Dr. Ladd is not hopeful about what he sees. “Are we going to wake up in time to grasp the enormity of this disaster so that we can grapple with it accordingly and what we’ve got to do to prevent it in the future? I’m not feeling real sanguine at the moment about the possibilities of that happening anytime soon.”
Dr. McIntosh, on the other hand, believes people’s resiliency coupled with community strength will play a key role in the recovery effort. “Along the coast some of our networks are training peer listeners so people have someone to talk to in order to make meaning of what they are experiencing and to decrease the stress,” she said.
Dr. Podesta feels that more political attention and funding needs to be aimed at mental health for those affected by the BP oil disaster, in addition to bringing justice to those responsible for creating the crisis. “Mental health needs to be part of the human rights we’re seeking assistance for,” she said. “We need to talk about mental health as what we’re advocating for along with the other things that whoever is responsible for all of this needs to be held accountable.”

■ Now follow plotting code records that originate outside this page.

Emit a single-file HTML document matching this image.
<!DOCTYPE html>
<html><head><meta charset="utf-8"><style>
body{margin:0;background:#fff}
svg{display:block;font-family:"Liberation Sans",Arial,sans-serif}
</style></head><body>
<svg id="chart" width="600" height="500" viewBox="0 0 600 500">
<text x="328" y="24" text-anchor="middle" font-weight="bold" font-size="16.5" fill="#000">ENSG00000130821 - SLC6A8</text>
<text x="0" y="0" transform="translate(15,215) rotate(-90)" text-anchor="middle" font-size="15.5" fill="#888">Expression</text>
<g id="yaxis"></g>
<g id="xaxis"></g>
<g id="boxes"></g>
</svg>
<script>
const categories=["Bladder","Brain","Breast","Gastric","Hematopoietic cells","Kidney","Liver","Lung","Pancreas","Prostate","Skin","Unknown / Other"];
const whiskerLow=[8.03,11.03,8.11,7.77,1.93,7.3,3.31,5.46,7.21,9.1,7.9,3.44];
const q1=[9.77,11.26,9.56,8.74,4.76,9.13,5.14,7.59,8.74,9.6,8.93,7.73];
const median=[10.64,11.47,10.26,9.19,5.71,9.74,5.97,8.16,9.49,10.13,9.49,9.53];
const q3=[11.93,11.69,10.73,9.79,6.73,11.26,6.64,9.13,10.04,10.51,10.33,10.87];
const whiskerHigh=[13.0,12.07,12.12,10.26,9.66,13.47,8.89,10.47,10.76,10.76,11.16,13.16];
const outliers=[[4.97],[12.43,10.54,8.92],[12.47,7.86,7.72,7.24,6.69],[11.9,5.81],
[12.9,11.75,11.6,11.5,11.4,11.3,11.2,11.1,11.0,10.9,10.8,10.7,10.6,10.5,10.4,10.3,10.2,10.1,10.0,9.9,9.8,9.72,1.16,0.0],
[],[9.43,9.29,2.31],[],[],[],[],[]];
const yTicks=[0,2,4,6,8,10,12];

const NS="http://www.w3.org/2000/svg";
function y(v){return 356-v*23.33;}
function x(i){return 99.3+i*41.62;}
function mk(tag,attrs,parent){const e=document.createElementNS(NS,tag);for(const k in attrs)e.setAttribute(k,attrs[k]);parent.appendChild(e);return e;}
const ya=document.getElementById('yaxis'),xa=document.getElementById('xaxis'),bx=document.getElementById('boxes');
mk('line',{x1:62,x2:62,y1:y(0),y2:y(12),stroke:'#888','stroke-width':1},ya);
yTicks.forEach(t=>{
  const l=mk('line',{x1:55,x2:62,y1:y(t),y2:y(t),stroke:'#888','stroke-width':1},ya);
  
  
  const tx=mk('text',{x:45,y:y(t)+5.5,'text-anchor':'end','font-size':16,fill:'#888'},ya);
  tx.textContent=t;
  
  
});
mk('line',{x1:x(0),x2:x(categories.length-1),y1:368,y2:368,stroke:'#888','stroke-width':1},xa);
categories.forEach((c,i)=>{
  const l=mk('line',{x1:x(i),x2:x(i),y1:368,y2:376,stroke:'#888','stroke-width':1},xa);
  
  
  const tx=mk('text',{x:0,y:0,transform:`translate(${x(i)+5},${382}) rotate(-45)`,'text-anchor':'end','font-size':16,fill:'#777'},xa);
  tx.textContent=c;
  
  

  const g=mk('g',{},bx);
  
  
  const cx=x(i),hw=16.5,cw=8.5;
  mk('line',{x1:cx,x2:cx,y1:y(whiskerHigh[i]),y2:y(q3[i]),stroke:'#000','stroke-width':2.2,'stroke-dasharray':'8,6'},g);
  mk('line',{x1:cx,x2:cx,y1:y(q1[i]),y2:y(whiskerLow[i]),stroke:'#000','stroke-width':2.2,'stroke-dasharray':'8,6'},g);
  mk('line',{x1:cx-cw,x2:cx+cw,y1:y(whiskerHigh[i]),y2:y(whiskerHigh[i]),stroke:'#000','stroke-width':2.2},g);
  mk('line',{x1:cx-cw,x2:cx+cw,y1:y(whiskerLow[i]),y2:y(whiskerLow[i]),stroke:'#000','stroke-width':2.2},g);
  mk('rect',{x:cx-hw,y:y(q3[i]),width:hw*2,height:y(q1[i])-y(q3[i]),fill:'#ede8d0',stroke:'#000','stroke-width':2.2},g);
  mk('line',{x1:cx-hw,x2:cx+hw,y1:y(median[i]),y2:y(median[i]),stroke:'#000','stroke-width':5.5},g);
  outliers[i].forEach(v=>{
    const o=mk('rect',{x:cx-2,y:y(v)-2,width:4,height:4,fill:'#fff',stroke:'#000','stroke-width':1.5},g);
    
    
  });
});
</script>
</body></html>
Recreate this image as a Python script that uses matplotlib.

Dr. Johnson, after explaining that claims made to BP will not include mental health claims, said that she is advocating a more community based mental health support system, but that this will require funding that Louisiana’s Governor Jindal, President Obama or BP appear, thus far, unwilling to provide. “There’s going to be a need for more money for more mental health services, but where will that come from?” she asked. “We all know it’s a problem, but we’re usually the first ones to get cut when it comes to funding. Over the past five years it’s become more prevalent here, more publicized, Katrina de-stigmatized mental health treatment because everybody was stressed out, but at the same time they keep cutting services. The awareness is not accompanied by real action or dollars. People talk about the mental health effects, but they don’t want to put their money where their mouth is.”
Dr. Ladd speaks to this as well. “Note the stories in the news about trying to get mental health funding for this expected jump in PTSD among coastal residents. The experience we know from studying other technological disasters, that’s probably going to not only be well needed, but probably inadequate.”
He concluded that the key, long-term solution is for the US to wean itself from the oil-based economy. “I want to be an optimist and think that people will be able to get through this, but at another level, I can’t feel very confident because the way all these cultural and economic forces tend to dull our ability to react and speak truth to power and express our outrage politically, as well as being able to look down the road and start to transition to a clean, renewable alternative energy economy, that we should have started 20 years ago,” he explained. “If we don’t do that, I don’t know how we can hope to handle any other serious problem down the road. This really is a test of that. Lack of knowledge is not the problem, it’s lack of political will.”